Connie Mulligan, an anthropologist at the University of Florida, believes the findings point to a single migration of people from Asia to the New World, but said other questions remained. 

“How did people move so quickly to the southernmost point of South America and settle two continents that span a huge climatic and geographic range?” she said. 

The study involves the DNA extracted from one of the babies that archaelogists led by Ben Potter unexpectedly discovered at a site in Central Alaska, called Upward Sun River. 

From their bones, the researchers estimated that one of the infants in the burial pit had been about six weeks old when it passed away, and the other was likely stillborn. “We’re very lucky to have these preserved,” Potter explained. “We’re treating them very respectfully and letting them provide a window into their prehistory, and past, and lifeways in ways that are unparalleled.”
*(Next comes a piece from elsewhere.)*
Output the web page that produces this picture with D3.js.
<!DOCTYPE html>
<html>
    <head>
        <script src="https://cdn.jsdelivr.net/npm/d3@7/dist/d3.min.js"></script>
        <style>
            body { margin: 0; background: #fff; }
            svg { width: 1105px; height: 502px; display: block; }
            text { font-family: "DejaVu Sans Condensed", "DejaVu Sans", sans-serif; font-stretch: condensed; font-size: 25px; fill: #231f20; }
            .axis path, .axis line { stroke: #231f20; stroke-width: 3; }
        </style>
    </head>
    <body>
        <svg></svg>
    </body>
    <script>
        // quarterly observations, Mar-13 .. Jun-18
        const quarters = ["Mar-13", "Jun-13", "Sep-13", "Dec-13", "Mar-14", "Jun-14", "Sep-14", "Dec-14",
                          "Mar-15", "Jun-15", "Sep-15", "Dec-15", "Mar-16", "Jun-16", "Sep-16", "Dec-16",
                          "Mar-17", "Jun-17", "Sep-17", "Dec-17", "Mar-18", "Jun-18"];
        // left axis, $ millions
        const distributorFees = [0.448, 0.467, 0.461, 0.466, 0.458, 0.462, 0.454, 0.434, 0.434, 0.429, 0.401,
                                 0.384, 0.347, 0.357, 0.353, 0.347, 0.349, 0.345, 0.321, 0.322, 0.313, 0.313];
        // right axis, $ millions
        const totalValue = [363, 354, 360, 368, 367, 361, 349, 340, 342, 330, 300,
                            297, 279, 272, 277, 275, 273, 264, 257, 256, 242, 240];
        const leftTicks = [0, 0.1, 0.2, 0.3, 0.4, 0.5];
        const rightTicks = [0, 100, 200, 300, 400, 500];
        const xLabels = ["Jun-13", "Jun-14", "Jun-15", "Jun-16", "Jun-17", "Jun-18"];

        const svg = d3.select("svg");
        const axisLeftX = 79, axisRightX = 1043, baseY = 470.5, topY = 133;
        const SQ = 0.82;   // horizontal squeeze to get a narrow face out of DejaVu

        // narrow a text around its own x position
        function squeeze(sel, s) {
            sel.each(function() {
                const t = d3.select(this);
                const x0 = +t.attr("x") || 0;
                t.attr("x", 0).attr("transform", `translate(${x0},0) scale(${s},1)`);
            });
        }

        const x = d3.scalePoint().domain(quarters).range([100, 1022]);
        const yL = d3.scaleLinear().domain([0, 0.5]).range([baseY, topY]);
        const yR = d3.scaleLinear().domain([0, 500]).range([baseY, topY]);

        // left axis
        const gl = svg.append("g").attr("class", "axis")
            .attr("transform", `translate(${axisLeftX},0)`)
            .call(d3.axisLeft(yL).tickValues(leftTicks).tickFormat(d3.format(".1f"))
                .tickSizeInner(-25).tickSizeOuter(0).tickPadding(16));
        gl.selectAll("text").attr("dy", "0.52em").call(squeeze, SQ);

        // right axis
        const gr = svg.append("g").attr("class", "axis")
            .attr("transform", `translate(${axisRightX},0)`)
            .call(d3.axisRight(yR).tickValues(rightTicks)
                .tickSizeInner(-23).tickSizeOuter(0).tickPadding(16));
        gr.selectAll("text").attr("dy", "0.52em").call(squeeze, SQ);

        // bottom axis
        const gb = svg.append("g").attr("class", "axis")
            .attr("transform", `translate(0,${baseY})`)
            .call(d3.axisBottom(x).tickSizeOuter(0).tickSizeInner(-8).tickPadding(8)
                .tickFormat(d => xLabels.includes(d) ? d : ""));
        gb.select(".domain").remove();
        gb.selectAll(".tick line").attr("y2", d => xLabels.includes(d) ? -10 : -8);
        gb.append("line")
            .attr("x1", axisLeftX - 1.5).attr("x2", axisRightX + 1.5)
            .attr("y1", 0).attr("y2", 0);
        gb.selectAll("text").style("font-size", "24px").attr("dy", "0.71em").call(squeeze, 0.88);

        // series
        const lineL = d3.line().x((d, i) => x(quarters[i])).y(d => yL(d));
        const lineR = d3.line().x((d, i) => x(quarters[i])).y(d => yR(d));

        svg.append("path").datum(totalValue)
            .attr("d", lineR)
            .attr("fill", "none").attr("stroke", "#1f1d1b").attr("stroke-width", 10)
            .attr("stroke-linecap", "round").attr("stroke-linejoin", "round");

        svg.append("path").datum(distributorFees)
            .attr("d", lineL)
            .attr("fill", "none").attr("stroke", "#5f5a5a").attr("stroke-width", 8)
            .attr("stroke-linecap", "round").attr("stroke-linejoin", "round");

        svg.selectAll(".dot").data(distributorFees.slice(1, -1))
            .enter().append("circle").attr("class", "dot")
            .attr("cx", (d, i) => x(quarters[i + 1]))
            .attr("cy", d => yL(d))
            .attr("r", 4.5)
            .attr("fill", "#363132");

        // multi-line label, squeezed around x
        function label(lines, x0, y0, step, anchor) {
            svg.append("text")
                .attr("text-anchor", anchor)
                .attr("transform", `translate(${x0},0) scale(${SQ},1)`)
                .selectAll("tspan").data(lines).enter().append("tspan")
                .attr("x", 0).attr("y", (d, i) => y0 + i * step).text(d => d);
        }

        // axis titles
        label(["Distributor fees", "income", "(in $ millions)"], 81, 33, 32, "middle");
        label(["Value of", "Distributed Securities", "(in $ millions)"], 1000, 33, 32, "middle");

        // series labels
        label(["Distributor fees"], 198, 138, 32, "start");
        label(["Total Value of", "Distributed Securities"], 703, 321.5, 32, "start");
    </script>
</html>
Eske Willerslev, an evolutionary geneticist at the University of Copenhagen and her team recovered the girl’s DNA from a dense part of her skull known as the petrous bone. 

She compared the genetic makeup of the baby, named Xach’itee’aanenh t’eede gaay or “sunrise child-girl” by the local community, with genomes from other ancient and modern people. 

They discovered that nearly half of the girl’s DNA came from the ancient north Eurasians who lived in what is now Siberia. The rest of her genetic makeup was a roughly even mix of DNA now carried by the northern and southern Native Americans. 

Geneticist at Harvard University, David Reich, said that the work boosted the case for a single migration into Alaska, but hasn’t ruled out alternatives involving multiple waves of migration. 

He went on to add that he was unconvinced that the ancient Beringian group split from the ancestors of other Native Americans 20,000 years ago, because even small errors in scientists’ data can lead to radically different split times for evolutionary lineages. 

“While the 19,000-21,000 year date would have important implications if true and may very well be right, I am not convinced that there is compelling evidence that the initial split date is that old,” he concluded.